* [AIM OF THE TASK]: Reproduce exactly the lines below, from the first one through the line containing "102.6, 102.5, 102.4];", and omit any pictures.

* [COLLECTED DATA]:
>> begin
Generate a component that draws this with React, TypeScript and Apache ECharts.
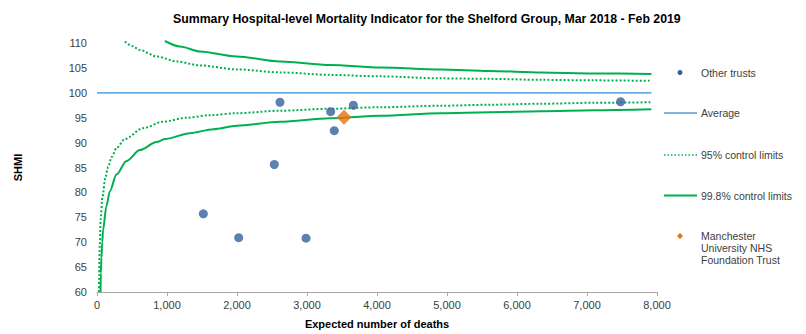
import React, { useEffect, useRef } from "react";
import * as echarts from "echarts";

// Other trusts: expected deaths and SHMI
const otherExpected = [1519, 2024, 2533, 2986, 2614, 3338, 3390, 3662, 7480];
const otherShmi = [75.7, 70.9, 85.6, 70.8, 98.1, 96.2, 92.4, 97.5, 98.2];

// Manchester University NHS Foundation Trust
const manchesterExpected = [3529];
const manchesterShmi = [95.1];

// Average
const averageExpected = [0, 7920];
const averageShmi = [100, 100];

// 95% control limits
const lower95Expected = [27, 30, 39, 53, 77, 120, 158, 210, 278, 398, 659, 946, 1281, 1615, 1997, 2617, 3334, 4050, 4912, 5600, 6345, 7100, 7920];
const lower95Shmi = [60, 63.5, 69.3, 74.8, 79, 83, 85.1, 87.1, 88.9, 90.7, 92.9, 94.2, 95.0, 95.5, 95.9, 96.4, 96.8, 97.1, 97.4, 97.6, 97.8, 98.0, 98.1];
const upper95Expected = [398, 500, 612, 851, 1138, 1471, 1997, 2617, 3334, 4050, 4912, 5600, 6345, 7100, 7920];
const upper95Shmi = [110.3, 109.4, 108.6, 107.3, 106.3, 105.5, 104.7, 104.1, 103.6, 103.3, 102.9, 102.8, 102.6, 102.5, 102.4];

// 99.8% control limits
const lower998Expected = [50, 55, 63, 75, 86, 134, 182, 278, 421, 612, 851, 970, 1328, 1662, 1997, 2617, 3334, 4050, 4912, 5600, 6345, 7100, 7920];
const lower998Shmi = [60, 63.8, 66.8, 70, 72.4, 77.2, 80.2, 83.6, 86.3, 88.5, 90.1, 90.7, 91.9, 92.7, 93.4, 94.2, 94.9, 95.4, 95.9, 96.1, 96.3, 96.5, 96.7];
const upper998Expected = [970, 1185, 1471, 1997, 2617, 3334, 4050, 4912, 5600, 6345, 7100, 7920];
const upper998Shmi = [110.4, 109.3, 108.3, 107.3, 106.3, 105.6, 105.1, 104.7, 104.4, 104.1, 103.9, 103.8];

const xTicks = { min: 0, max: 8000, interval: 1000 };
const yTicks = { min: 60, max: 110, interval: 5 };

const legendLabels = [
  "Other trusts",
  "Average",
  "95% control limits",
  "99.8% control limits",
  "Manchester\nUniversity NHS\nFoundation Trust",
];

const zip = (xs: number[], ys: number[]) => xs.map((x, i) => [x, ys[i]]);

const GREEN = "#00B050";
const BLUE_DOT = "#35609A";
const ORANGE = "#E8700E";
const AVG_BLUE = "#2B8CD9";
const FONT = "'Liberation Sans', Arial, sans-serif";
const TXT = "#404040";

export default function App() {
  const ref = useRef<HTMLDivElement>(null);
  useEffect(() => {
    const chart = echarts.init(ref.current!, null, { renderer: "svg" });
    const limitLine = (name: string, data: number[][], dotted: boolean) => ({
      name,
      type: "line",
      data,
      symbol: "none",
      smooth: 0.3,
      smoothMonotone: "x",
      clip: false,
      z: 2,
      lineStyle: { color: GREEN, width: 2, type: dotted ? [2, 2] : "solid" },
      itemStyle: { color: GREEN },
    });
    const legendY = [72.5, 113, 155, 195.5, 236];
    const graphics: any[] = [
      { type: "circle", shape: { cx: 680, cy: legendY[0], r: 2.5 }, style: { fill: BLUE_DOT } },
      { type: "line", shape: { x1: 664, y1: legendY[1], x2: 697, y2: legendY[1] }, style: { stroke: "#5B9BD5", lineWidth: 1.3 } },
      { type: "line", shape: { x1: 664, y1: legendY[2], x2: 697, y2: legendY[2] }, style: { stroke: GREEN, lineWidth: 1.5, lineDash: [1.5, 2] } },
      { type: "line", shape: { x1: 664, y1: legendY[3], x2: 697, y2: legendY[3] }, style: { stroke: GREEN, lineWidth: 2 } },
      {
        type: "polygon",
        shape: { points: [[680, legendY[4] - 3], [683, legendY[4]], [680, legendY[4] + 3], [677, legendY[4]]] },
        style: { fill: ORANGE },
      },
    ];
    legendLabels.forEach((label, i) => {
      const multi = label.includes("\n");
      graphics.push({
        type: "text",
        x: 701,
        y: multi ? legendY[i] - 6 : legendY[i],
        style: {
          text: label,
          fill: TXT,
          font: `10.5px ${FONT}`,
          lineHeight: 12,
          verticalAlign: multi ? "top" : "middle",
          textAlign: "left",
        },
      });
    });

    chart.setOption({
      animation: false,
      backgroundColor: "#ffffff",
      title: {
        text: "Summary Hospital-level Mortality Indicator for the Shelford Group, Mar 2018 - Feb 2019",
        left: 168,
        top: 8,
        textStyle: { fontFamily: FONT, fontSize: 12.3, fontWeight: "bold", color: "#000000" },
      },
      grid: { left: 97, right: 149, top: 43, bottom: 41 },
      xAxis: {
        type: "value",
        min: xTicks.min,
        max: xTicks.max,
        interval: xTicks.interval,
        name: "Expected number of deaths",
        nameLocation: "middle",
        nameGap: 26,
        nameTextStyle: { fontFamily: FONT, fontSize: 11, fontWeight: "bold", color: "#000000" },
        axisLine: { show: true, lineStyle: { color: "#A6A6A6", width: 1 } },
        axisTick: { show: true, length: 4, lineStyle: { color: "#A6A6A6" } },
        splitLine: { show: false },
        axisLabel: {
          fontFamily: FONT,
          fontSize: 11,
          color: TXT,
          margin: 7,
          formatter: (v: number) => v.toLocaleString("en-US"),
        },
      },
      yAxis: {
        type: "value",
        min: yTicks.min,
        max: yTicks.max,
        interval: yTicks.interval,
        name: "SHMI",
        nameLocation: "middle",
        nameGap: 74,
        nameRotate: 90,
        nameTextStyle: { fontFamily: FONT, fontSize: 11, fontWeight: "bold", color: "#000000" },
        axisLine: { show: false },
        axisTick: { show: false },
        splitLine: { show: false },
        axisLabel: { fontFamily: FONT, fontSize: 11, color: TXT, margin: 10 },
      },
      graphic: graphics,
      series: [
        {
          name: "Average",
          type: "line",
          data: zip(averageExpected, averageShmi),
          symbol: "none",
          z: 1,
          lineStyle: { color: AVG_BLUE, width: 1.2 },
          itemStyle: { color: AVG_BLUE },
        },
        limitLine("95% control limits", zip(upper95Expected, upper95Shmi), true),
        limitLine("95% control limits", zip(lower95Expected, lower95Shmi), true),
        limitLine("99.8% control limits", zip(upper998Expected, upper998Shmi), false),
        limitLine("99.8% control limits", zip(lower998Expected, lower998Shmi), false),
        {
          name: "Other trusts",
          type: "scatter",
          data: zip(otherExpected, otherShmi),
          symbol: "circle",
          symbolSize: 9,
          z: 5,
          itemStyle: { color: BLUE_DOT },
        },
        {
          name: "Manchester University NHS Foundation Trust",
          type: "scatter",
          data: zip(manchesterExpected, manchesterShmi),
          symbol: "diamond",
          symbolSize: 15,
          z: 6,
          itemStyle: { color: ORANGE },
        },
      ],
    });
    return () => chart.dispose();
  }, []);
  return <div ref={ref} style={{ position: "fixed", left: 0, top: 0, width: 806, height: 334 }} />;
}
>> end
* [TASK RESULT]:
Generate a component that draws this with React, TypeScript and Apache ECharts.
import React, { useEffect, useRef } from "react";
import * as echarts from "echarts";

// Other trusts: expected deaths and SHMI
const otherExpected = [1519, 2024, 2533, 2986, 2614, 3338, 3390, 3662, 7480];
const otherShmi = [75.7, 70.9, 85.6, 70.8, 98.1, 96.2, 92.4, 97.5, 98.2];

// Manchester University NHS Foundation Trust
const manchesterExpected = [3529];
const manchesterShmi = [95.1];

// Average
const averageExpected = [0, 7920];
const averageShmi = [100, 100];

// 95% control limits
const lower95Expected = [27, 30, 39, 53, 77, 120, 158, 210, 278, 398, 659, 946, 1281, 1615, 1997, 2617, 3334, 4050, 4912, 5600, 6345, 7100, 7920];
const lower95Shmi = [60, 63.5, 69.3, 74.8, 79, 83, 85.1, 87.1, 88.9, 90.7, 92.9, 94.2, 95.0, 95.5, 95.9, 96.4, 96.8, 97.1, 97.4, 97.6, 97.8, 98.0, 98.1];
const upper95Expected = [398, 500, 612, 851, 1138, 1471, 1997, 2617, 3334, 4050, 4912, 5600, 6345, 7100, 7920];
const upper95Shmi = [110.3, 109.4, 108.6, 107.3, 106.3, 105.5, 104.7, 104.1, 103.6, 103.3, 102.9, 102.8, 102.6, 102.5, 102.4];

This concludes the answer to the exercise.